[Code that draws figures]
****
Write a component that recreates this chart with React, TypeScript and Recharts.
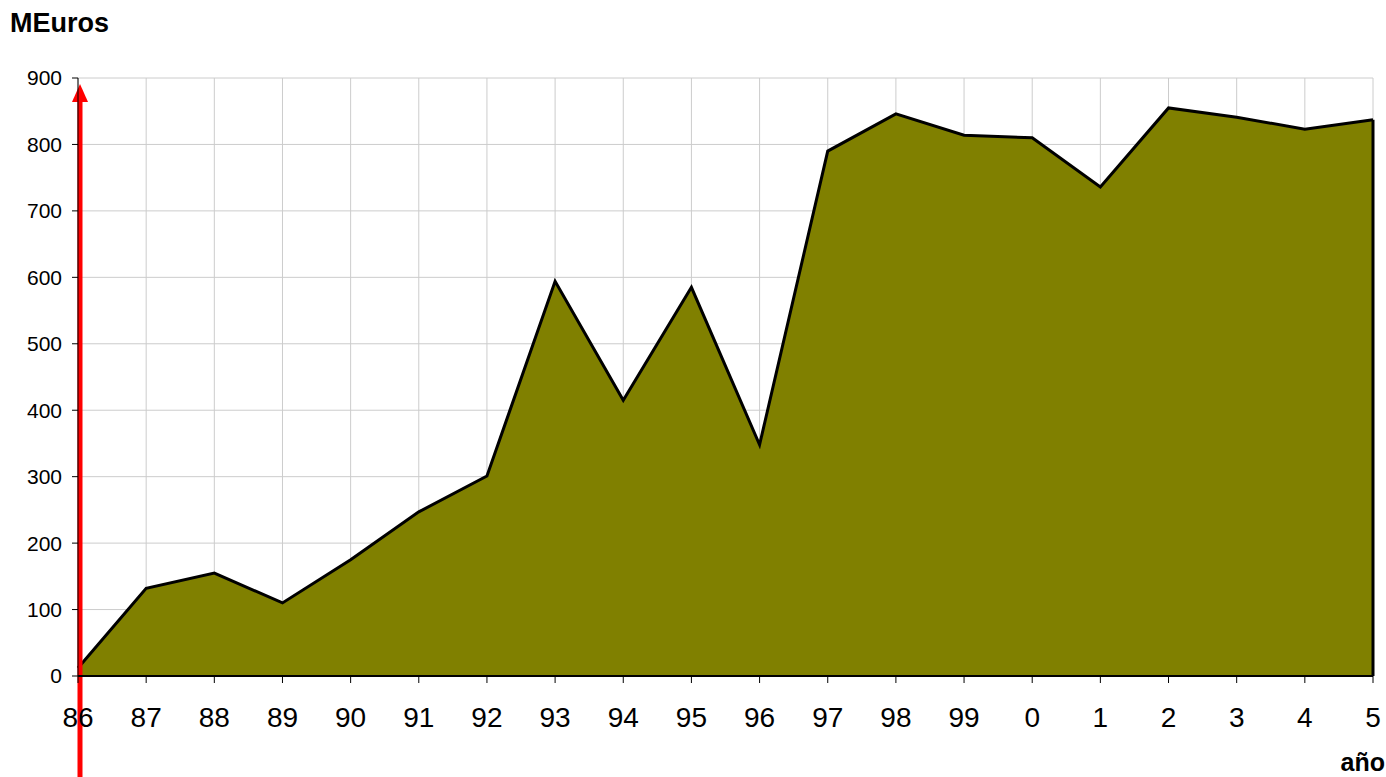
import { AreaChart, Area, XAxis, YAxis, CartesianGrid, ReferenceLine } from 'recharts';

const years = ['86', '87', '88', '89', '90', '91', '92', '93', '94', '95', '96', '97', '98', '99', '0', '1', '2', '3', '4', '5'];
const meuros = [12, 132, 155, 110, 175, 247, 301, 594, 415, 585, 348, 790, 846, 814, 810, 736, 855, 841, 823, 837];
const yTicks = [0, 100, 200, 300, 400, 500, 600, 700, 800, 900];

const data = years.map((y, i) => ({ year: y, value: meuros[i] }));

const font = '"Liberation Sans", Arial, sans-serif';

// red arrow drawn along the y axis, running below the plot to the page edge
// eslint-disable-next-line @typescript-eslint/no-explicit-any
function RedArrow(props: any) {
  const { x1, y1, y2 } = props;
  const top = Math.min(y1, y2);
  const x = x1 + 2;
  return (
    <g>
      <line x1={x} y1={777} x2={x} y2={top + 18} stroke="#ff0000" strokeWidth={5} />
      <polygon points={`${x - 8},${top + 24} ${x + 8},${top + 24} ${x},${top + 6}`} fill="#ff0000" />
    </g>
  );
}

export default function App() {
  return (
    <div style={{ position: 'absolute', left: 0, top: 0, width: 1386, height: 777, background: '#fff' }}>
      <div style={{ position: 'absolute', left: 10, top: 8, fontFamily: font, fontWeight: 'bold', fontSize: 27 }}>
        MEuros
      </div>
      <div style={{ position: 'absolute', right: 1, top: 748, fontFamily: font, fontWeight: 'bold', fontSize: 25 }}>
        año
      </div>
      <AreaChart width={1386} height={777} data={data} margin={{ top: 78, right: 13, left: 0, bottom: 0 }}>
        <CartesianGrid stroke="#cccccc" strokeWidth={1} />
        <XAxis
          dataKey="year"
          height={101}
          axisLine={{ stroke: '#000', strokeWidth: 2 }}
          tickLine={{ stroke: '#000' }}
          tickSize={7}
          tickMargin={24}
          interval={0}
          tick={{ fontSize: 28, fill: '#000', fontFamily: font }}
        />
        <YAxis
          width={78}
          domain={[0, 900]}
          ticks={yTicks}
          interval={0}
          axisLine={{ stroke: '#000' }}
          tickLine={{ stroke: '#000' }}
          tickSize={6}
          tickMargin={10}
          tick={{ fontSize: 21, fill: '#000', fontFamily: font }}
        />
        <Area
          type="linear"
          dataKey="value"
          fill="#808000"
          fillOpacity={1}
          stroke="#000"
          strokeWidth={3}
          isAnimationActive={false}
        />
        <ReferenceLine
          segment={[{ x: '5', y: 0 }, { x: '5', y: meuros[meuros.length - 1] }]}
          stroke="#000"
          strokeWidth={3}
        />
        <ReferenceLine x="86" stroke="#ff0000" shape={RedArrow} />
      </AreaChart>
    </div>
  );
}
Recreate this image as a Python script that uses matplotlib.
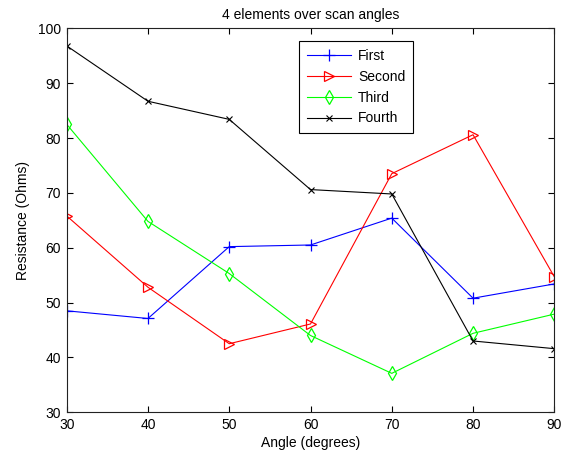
****
Set the lines above down again, word for word, from the first through the one containing "YAxis, CartesianGrid, ReferenceLine"; pictures excluded.

**In response:**
Write a component that recreates this chart with React, TypeScript and Recharts.
import { AreaChart, Area, XAxis, YAxis, CartesianGrid, ReferenceLine } from 'recharts';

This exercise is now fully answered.